# Exercise directions
Lines from the one containing "Convert this chart to Bokeh code." to the one containing "a2_diff_ticks = [-3, -2, -1, 0, 1]", both lines included, are to be extracted exactly from the data below; pictures are excluded.

# Source material
==================================================
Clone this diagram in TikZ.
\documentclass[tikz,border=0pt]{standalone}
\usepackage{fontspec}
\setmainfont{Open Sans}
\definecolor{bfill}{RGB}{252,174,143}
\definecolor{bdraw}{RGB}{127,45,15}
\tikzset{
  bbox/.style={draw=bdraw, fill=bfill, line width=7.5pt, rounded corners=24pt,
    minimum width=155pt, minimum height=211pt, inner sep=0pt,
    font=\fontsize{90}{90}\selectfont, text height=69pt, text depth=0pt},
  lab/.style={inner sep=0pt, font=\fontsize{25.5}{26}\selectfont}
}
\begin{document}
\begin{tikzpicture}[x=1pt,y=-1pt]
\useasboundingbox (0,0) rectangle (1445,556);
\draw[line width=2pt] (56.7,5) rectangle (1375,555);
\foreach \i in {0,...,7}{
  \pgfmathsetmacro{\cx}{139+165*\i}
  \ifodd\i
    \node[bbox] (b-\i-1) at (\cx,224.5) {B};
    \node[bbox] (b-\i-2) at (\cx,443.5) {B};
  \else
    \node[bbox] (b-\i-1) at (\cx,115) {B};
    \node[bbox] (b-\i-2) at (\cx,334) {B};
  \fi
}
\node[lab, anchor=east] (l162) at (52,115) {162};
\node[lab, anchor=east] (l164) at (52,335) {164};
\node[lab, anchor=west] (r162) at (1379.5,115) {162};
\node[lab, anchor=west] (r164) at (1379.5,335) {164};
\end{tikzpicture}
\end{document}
==================================================
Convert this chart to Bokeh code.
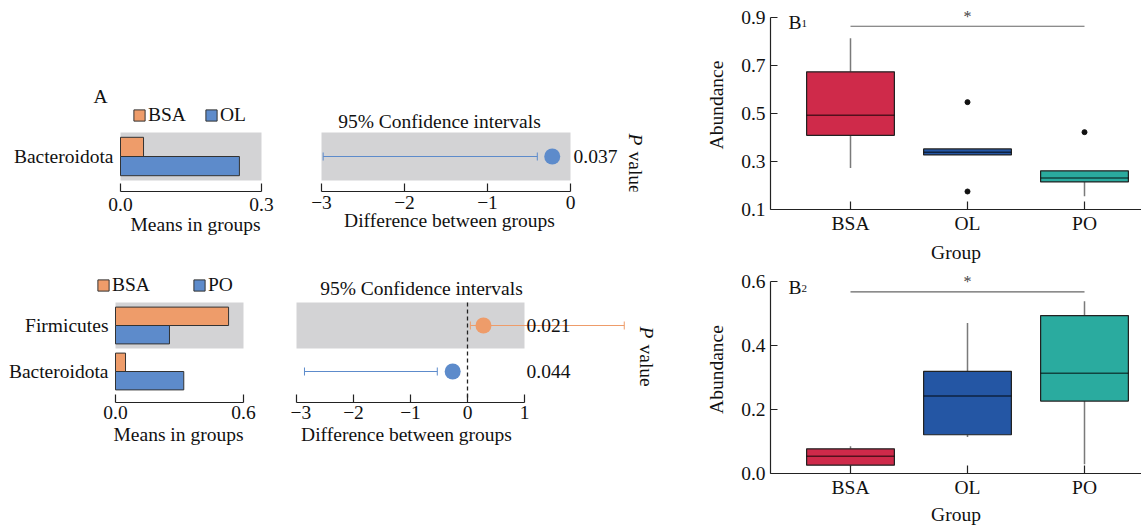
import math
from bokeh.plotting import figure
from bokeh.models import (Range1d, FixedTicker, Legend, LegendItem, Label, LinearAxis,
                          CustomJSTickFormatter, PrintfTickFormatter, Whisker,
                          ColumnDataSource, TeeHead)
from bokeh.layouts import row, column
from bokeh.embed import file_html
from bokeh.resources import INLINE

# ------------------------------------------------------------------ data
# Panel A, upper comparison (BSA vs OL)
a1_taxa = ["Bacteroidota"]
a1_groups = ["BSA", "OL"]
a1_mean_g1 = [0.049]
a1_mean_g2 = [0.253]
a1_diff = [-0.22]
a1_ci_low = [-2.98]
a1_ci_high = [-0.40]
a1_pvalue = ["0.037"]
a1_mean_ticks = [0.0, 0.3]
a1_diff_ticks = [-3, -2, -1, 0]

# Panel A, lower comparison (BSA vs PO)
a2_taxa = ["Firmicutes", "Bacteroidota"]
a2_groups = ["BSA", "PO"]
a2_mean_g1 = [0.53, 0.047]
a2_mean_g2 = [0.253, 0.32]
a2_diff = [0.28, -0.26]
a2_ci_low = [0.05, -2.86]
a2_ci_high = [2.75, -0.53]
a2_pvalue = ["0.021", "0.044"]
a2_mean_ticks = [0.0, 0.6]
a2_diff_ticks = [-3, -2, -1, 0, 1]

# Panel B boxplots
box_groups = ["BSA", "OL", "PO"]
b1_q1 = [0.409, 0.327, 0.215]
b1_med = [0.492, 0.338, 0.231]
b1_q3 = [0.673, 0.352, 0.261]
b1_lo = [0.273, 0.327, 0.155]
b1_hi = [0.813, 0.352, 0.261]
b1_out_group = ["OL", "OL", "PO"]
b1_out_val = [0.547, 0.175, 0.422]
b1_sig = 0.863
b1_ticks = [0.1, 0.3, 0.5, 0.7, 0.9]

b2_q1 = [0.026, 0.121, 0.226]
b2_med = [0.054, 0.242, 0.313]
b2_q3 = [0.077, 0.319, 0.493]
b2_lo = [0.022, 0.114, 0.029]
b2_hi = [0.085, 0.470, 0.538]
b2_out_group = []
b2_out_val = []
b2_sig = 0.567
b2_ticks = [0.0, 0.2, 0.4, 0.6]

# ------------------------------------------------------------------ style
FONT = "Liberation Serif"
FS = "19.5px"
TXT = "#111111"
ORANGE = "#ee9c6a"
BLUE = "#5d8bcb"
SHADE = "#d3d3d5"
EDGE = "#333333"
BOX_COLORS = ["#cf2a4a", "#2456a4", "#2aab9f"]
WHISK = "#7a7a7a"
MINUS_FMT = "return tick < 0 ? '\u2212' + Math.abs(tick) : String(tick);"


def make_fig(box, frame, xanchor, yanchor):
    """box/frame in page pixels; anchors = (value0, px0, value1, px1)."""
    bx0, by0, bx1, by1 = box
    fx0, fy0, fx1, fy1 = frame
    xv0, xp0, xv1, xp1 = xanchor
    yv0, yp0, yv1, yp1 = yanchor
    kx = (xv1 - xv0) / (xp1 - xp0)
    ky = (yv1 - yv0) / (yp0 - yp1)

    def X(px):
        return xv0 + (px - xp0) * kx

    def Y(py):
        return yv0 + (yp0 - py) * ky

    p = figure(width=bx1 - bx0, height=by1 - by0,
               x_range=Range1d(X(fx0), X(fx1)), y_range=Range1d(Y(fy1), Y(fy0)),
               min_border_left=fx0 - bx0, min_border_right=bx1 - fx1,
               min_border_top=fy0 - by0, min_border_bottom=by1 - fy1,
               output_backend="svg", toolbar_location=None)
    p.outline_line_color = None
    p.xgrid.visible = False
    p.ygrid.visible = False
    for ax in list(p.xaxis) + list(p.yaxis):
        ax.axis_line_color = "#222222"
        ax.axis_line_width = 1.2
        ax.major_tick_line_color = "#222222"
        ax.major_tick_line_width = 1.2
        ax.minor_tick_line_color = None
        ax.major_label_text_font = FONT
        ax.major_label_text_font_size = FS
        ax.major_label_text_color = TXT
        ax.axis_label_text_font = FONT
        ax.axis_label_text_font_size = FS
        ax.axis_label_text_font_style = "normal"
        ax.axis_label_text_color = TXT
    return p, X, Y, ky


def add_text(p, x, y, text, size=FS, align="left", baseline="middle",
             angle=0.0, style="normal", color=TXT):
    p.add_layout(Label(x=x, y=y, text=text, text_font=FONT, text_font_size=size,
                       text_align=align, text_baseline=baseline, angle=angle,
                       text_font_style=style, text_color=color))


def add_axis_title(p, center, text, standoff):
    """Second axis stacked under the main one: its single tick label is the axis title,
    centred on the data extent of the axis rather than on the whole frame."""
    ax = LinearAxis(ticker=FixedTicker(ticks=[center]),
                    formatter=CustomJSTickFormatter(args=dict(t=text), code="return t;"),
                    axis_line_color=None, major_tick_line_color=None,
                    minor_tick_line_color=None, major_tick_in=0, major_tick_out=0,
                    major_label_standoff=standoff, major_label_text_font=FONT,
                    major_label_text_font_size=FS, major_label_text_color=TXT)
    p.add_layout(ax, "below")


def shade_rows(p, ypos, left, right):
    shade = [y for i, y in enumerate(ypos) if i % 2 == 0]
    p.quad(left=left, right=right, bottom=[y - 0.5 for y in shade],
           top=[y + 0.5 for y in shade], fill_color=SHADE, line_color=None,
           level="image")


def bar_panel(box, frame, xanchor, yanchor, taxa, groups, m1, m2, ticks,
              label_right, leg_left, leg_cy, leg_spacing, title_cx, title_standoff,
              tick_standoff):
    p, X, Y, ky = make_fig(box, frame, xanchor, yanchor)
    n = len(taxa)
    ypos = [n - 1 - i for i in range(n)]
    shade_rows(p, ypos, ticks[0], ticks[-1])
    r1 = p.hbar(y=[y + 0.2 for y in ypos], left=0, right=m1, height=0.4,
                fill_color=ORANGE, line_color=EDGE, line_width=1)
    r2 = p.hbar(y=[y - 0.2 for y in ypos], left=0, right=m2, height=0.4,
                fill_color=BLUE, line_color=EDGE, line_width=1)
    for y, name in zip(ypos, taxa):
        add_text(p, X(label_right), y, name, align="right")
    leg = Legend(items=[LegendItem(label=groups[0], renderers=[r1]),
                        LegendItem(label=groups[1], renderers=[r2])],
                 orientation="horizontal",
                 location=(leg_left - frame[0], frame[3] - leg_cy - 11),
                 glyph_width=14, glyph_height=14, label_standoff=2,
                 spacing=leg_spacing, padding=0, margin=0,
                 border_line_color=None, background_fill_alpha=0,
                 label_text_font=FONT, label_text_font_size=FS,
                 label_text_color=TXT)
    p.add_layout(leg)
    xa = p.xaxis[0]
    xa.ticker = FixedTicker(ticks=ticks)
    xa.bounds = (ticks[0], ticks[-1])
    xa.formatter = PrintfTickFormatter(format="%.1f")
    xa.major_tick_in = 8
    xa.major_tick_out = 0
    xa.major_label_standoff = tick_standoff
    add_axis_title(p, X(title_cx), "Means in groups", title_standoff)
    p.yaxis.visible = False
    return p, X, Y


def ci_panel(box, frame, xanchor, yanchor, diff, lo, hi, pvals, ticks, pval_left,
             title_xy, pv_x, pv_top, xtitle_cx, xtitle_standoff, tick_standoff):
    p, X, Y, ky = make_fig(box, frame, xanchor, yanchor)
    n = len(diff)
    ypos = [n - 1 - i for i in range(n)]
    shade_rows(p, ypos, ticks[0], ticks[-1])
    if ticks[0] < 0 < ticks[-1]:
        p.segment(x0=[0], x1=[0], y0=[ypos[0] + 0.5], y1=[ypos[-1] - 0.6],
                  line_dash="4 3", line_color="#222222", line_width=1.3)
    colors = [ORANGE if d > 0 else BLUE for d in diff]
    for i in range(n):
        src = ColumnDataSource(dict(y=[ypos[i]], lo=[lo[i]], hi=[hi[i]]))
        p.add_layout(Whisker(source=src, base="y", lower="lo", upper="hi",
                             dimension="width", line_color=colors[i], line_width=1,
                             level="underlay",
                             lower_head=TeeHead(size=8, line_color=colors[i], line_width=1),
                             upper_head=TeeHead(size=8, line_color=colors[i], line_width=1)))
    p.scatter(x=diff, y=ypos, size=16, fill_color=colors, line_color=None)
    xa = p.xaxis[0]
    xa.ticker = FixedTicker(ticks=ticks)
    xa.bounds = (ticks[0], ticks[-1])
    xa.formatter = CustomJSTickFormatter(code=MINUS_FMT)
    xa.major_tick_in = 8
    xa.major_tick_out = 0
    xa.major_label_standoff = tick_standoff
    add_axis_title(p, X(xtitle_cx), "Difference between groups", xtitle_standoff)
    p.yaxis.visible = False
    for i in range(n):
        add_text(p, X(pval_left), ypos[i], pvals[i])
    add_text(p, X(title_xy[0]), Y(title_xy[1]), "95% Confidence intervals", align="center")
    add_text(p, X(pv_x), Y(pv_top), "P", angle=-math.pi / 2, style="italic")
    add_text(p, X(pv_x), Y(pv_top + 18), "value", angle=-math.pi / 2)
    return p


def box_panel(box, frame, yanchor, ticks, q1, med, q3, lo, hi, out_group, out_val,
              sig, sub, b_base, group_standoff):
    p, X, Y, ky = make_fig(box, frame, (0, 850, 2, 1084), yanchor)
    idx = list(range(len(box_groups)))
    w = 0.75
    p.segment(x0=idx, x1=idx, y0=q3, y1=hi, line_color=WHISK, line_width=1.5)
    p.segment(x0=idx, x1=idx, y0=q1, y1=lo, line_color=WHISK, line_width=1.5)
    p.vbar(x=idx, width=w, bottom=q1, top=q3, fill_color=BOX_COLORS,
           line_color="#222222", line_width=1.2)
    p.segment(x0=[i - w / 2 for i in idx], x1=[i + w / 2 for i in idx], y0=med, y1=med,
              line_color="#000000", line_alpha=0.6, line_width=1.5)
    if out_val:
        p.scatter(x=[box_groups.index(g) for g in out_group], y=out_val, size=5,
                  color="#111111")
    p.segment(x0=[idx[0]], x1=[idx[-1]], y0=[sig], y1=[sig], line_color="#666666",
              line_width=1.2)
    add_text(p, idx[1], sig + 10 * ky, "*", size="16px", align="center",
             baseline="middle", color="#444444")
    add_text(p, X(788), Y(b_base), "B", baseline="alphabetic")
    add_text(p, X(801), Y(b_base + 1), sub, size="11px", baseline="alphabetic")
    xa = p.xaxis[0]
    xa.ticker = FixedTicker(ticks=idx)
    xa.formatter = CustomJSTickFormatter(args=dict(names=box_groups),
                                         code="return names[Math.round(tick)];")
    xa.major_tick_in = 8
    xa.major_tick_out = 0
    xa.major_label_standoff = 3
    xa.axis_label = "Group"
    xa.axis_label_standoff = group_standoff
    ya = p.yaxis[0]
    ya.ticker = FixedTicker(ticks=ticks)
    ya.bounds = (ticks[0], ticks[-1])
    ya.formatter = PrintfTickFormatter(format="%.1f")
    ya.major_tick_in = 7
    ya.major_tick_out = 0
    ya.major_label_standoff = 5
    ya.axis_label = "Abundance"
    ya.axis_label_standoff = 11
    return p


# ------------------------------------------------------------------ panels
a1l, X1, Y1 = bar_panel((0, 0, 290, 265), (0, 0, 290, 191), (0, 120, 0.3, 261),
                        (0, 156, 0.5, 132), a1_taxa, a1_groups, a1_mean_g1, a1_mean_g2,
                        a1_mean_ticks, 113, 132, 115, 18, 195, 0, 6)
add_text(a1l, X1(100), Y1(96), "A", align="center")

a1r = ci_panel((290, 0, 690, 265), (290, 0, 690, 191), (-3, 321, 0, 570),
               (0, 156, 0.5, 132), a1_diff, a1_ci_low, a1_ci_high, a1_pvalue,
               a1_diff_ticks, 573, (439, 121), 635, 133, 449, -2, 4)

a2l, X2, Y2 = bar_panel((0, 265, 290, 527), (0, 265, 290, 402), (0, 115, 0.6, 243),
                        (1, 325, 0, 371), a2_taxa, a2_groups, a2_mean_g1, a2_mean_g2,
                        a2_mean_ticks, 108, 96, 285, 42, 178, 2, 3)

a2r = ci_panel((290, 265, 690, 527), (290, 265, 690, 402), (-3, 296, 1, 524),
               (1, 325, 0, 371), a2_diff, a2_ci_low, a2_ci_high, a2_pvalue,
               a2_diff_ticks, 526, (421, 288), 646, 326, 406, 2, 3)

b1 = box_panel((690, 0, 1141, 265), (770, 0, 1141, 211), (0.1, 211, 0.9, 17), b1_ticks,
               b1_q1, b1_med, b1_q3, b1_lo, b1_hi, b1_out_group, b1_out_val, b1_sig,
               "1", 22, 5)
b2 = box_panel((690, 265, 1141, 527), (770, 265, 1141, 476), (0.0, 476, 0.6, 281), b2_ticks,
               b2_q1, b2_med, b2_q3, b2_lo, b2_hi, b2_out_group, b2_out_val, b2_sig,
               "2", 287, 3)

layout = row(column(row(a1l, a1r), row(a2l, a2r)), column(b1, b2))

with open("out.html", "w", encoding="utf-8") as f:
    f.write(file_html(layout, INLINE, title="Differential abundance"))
==================================================
# Full response
Convert this chart to Bokeh code.
import math
from bokeh.plotting import figure
from bokeh.models import (Range1d, FixedTicker, Legend, LegendItem, Label, LinearAxis,
                          CustomJSTickFormatter, PrintfTickFormatter, Whisker,
                          ColumnDataSource, TeeHead)
from bokeh.layouts import row, column
from bokeh.embed import file_html
from bokeh.resources import INLINE

# ------------------------------------------------------------------ data
# Panel A, upper comparison (BSA vs OL)
a1_taxa = ["Bacteroidota"]
a1_groups = ["BSA", "OL"]
a1_mean_g1 = [0.049]
a1_mean_g2 = [0.253]
a1_diff = [-0.22]
a1_ci_low = [-2.98]
a1_ci_high = [-0.40]
a1_pvalue = ["0.037"]
a1_mean_ticks = [0.0, 0.3]
a1_diff_ticks = [-3, -2, -1, 0]

# Panel A, lower comparison (BSA vs PO)
a2_taxa = ["Firmicutes", "Bacteroidota"]
a2_groups = ["BSA", "PO"]
a2_mean_g1 = [0.53, 0.047]
a2_mean_g2 = [0.253, 0.32]
a2_diff = [0.28, -0.26]
a2_ci_low = [0.05, -2.86]
a2_ci_high = [2.75, -0.53]
a2_pvalue = ["0.021", "0.044"]
a2_mean_ticks = [0.0, 0.6]
a2_diff_ticks = [-3, -2, -1, 0, 1]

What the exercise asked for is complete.